> Stated goal: Find the string "with" in the data, then copy every line where it is found.

═══ Data listing ═══

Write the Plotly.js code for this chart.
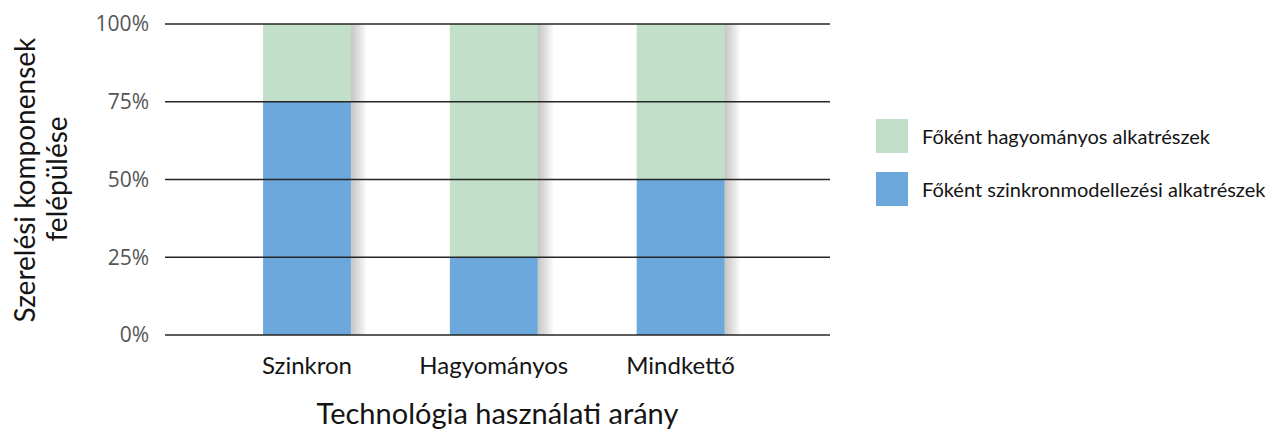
<!DOCTYPE html>
<html>
<head>
<meta charset="utf-8">
<script src="https://cdn.plot.ly/plotly-3.0.1.min.js"></script>
<style>html,body{margin:0;padding:0;background:#fff;}#chart{width:1285px;height:432px;}</style>
</head>
<body>
<div id="chart"></div>
<script>
const categories = ["Szinkron", "Hagyományos", "Mindkettő"];
const seriesNames = ["Főként szinkronmodellezési alkatrészek", "Főként hagyományos alkatrészek"];
const syncValues = [75, 25, 50];
const tradValues = [25, 75, 50];
const seriesColors = ["#6ca8db", "#c2e0c9"];
const yTickVals = [0, 25, 50, 75, 100];
const yTickText = ["0%", "25%", "50%", "75%", "100%"];
const yTitleLines = ["Szerelési komponensek", "felépülése"];
const xTitle = "Technológia használati arány";

const Y_MIN = 0, Y_MAX = 100;
const X_RANGE = [-0.76, 2.8];
const BAR_W = 0.47;
const PLOT_L = 165, PLOT_R = 830, PLOT_T = 24, PLOT_B = 335;
const PX = (X_RANGE[1] - X_RANGE[0]) / (PLOT_R - PLOT_L); // data units per pixel
const font = "Lato, 'Open Sans', sans-serif";

const totals = syncValues.map((v, i) => v + tradValues[i]);

// soft drop shadow behind bars (layers of translucent gray)
const shadowTraces = [1, 2, 3, 4, 5].map(k => {
  const depth = 0.6 * k;
  return {
    type: "bar", x: categories, y: totals.map(t => t + depth), base: categories.map(() => -depth),
    width: BAR_W, offset: -BAR_W / 2 + 3 * k * PX,
    marker: {color: "rgba(0,0,0,0.042)", line: {width: 0}},
    cliponaxis: false, showlegend: false, hoverinfo: "skip"
  };
});

const traces = shadowTraces.concat([
  {type: "bar", name: seriesNames[0], x: categories, y: syncValues, base: categories.map(() => 0),
   marker: {color: seriesColors[0], line: {width: 0}}, width: BAR_W, offset: -BAR_W / 2,
   cliponaxis: false, showlegend: false, hoverinfo: "skip"},
  {type: "bar", name: seriesNames[1], x: categories, y: tradValues, base: syncValues,
   marker: {color: seriesColors[1], line: {width: 0}}, width: BAR_W, offset: -BAR_W / 2,
   cliponaxis: false, showlegend: false, hoverinfo: "skip"}
]);

// gridlines drawn above the bars, as in the reference
const shapes = yTickVals.map(v => {
  const p = (v - Y_MIN) / (Y_MAX - Y_MIN);
  return {type: "line", xref: "paper", yref: "paper", x0: 0, x1: 1, y0: p, y1: p,
    line: {color: "#262626", width: 1.7}, layer: "above"};
});

const W = PLOT_R - PLOT_L, H = PLOT_B - PLOT_T;
const annotations = [];

// legend with large swatches (top item = second series)
const legendOrder = [1, 0];
legendOrder.forEach((si, i) => {
  const yc = 136 + i * 53;
  shapes.push({type: "rect", xref: "paper", yref: "paper",
    x0: (876 - PLOT_L) / W, x1: (908 - PLOT_L) / W,
    y0: (PLOT_B - (yc + 17)) / H, y1: (PLOT_B - (yc - 17)) / H,
    fillcolor: seriesColors[si], line: {width: 0}});
  annotations.push({xref: "paper", yref: "paper", x: (920 - PLOT_L) / W, y: (PLOT_B - yc) / H,
    xanchor: "left", yanchor: "middle", showarrow: false, text: seriesNames[si],
    font: {family: font, size: 20, color: "#141414"}});
});

// two-line y-axis title with tight line spacing
yTitleLines.forEach((t, i) => {
  const xc = 23 + i * 32;
  annotations.push({xref: "paper", yref: "paper", x: (xc - PLOT_L) / W, y: 0.5,
    xanchor: "center", yanchor: "middle", textangle: -90, showarrow: false, text: t,
    font: {family: font, size: 28, color: "#141414"}});
});

const layout = {
  width: 1285, height: 432,
  margin: {l: PLOT_L, r: 1285 - PLOT_R, t: PLOT_T, b: 432 - PLOT_B},
  paper_bgcolor: "#fff", plot_bgcolor: "#fff",
  barmode: "overlay",
  showlegend: false,
  xaxis: {type: "category", range: X_RANGE, showgrid: false, zeroline: false, showline: false,
    ticks: "", ticklabelstandoff: 14,
    tickfont: {family: font, size: 24, color: "#141414"},
    title: {text: xTitle, font: {family: font, size: 29, color: "#141414"}, standoff: 25}},
  yaxis: {range: [Y_MIN, Y_MAX], tickvals: yTickVals, ticktext: yTickText, showgrid: false, zeroline: false,
    showline: false, ticks: "", ticklabelstandoff: 15,
    tickfont: {family: "'Open Sans', sans-serif", size: 21, color: "#555"}},
  shapes: shapes,
  annotations: annotations
};

Plotly.newPlot("chart", traces, layout, {displayModeBar: false, staticPlot: true});
</script>
</body>
</html>
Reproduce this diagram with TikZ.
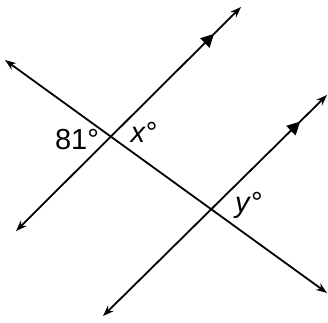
\documentclass[tikz,border=0pt]{standalone}
\usepackage{fontspec}
\setmainfont{Liberation Sans}
\usetikzlibrary{arrows.meta,decorations.markings}
\tikzset{
  ln/.style={line width=1.8pt, {Stealth[length=11pt,width=8pt]}-{Stealth[length=11pt,width=8pt]}},
  parmark/.style={postaction={decorate},decoration={markings,
     mark=at position #1 with {\arrow{Triangle[length=13pt,width=13pt]}}}},
  lbl/.style={font=\fontsize{29}{32}\selectfont, inner sep=0pt}
}
\begin{document}
\begin{tikzpicture}[x=1pt,y=-1pt]
\useasboundingbox (0,0) rectangle (328,322);
\coordinate (T1) at (5,60);
\coordinate (T2) at (327,293);
\coordinate (A1) at (16,231);
\coordinate (B1) at (241,7);
\coordinate (A2) at (103,316);
\coordinate (B2) at (327,95);
\draw[ln] (T1) -- (T2);
\draw[ln, parmark=0.88] (A1) -- (B1);
\draw[ln, parmark=0.88] (A2) -- (B2);
\node[lbl] (a81) at (77,140) {81°};
\node[lbl] (ax) at (144,132) {\textit{x}°};
\node[lbl] (ay) at (249,205) {\textit{y}°};
\end{tikzpicture}
\end{document}
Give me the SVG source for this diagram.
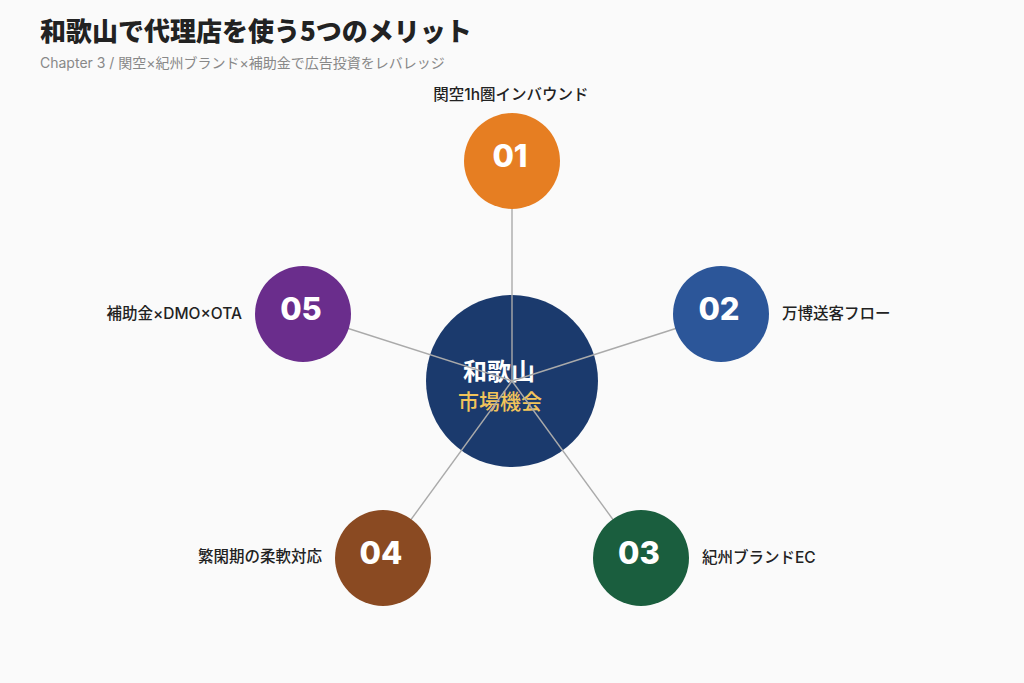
<svg xmlns="http://www.w3.org/2000/svg" width="1024" height="683" viewBox="0 0 1024 683">
<style>
.jp{font-family:"Noto Sans CJK JP","Noto Sans",sans-serif}
.mix{font-family:Inter,"Noto Sans CJK JP",sans-serif}
.lbl{font-family:Inter,"Noto Sans CJK JP",sans-serif;font-size:15.5px;font-weight:500;fill:#222}
.num{font-family:Inter,"Noto Sans",sans-serif;font-size:31px;font-weight:800;fill:#fff;text-anchor:middle}
.conn{stroke:#aaaaaa;stroke-width:1.4;fill:none}
</style>
<rect width="1024" height="683" fill="#fafafa"/>
<g id="title">
<text class="jp" x="40" y="41" font-size="26" font-weight="900" fill="#222">和歌山で代理店を使う5つのメリット</text>
<text class="mix" x="40" y="68" font-size="14" fill="#888">Chapter 3 / 関空×紀州ブランド×補助金で広告投資をレバレッジ</text>
</g>
<g id="center">
<circle cx="512" cy="381" r="86" fill="#1b3a6d"/>
<text class="jp" x="499" y="380" font-size="24" font-weight="700" fill="#fff" text-anchor="middle">和歌山</text>
<text class="jp" x="500" y="409" font-size="21" font-weight="500" fill="#f2c45a" text-anchor="middle">市場機会</text>
</g>
<g id="connectors">
<line class="conn" x1="512" y1="381" x2="512" y2="161"/>
<line class="conn" x1="512" y1="381" x2="721" y2="314"/>
<line class="conn" x1="512" y1="381" x2="641" y2="558"/>
<line class="conn" x1="512" y1="381" x2="383" y2="558"/>
<line class="conn" x1="512" y1="381" x2="303" y2="314"/>
</g>
<g id="n01">
<circle cx="512" cy="161" r="48" fill="#e67e22"/>
<text class="num" x="510" y="167">01</text>
<text class="lbl" x="511" y="100" text-anchor="middle">関空1h圏インバウンド</text>
</g>
<g id="n02">
<circle cx="721" cy="314" r="48" fill="#2c5699"/>
<text class="num" x="719" y="320">02</text>
<text class="lbl" x="782" y="319">万博送客フロー</text>
</g>
<g id="n03">
<circle cx="641" cy="558" r="48" fill="#1a5e3e"/>
<text class="num" x="639" y="564">03</text>
<text class="lbl" x="702" y="563">紀州ブランドEC</text>
</g>
<g id="n04">
<circle cx="383" cy="558" r="48" fill="#8a4a22"/>
<text class="num" x="381" y="564">04</text>
<text class="lbl" x="322" y="562" text-anchor="end">繁閑期の柔軟対応</text>
</g>
<g id="n05">
<circle cx="303" cy="314" r="48" fill="#6a2d8c"/>
<text class="num" x="301" y="320">05</text>
<text class="lbl" x="242" y="319" text-anchor="end">補助金×DMO×OTA</text>
</g>
</svg>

═══

> Result of the exercise:
// legend with large swatches (top item = second series)
// two-line y-axis title with tight line spacing
Reproduce this diagram with TikZ.
     mark=at position #1 with {\arrow{Triangle[length=13pt,width=13pt]}}}},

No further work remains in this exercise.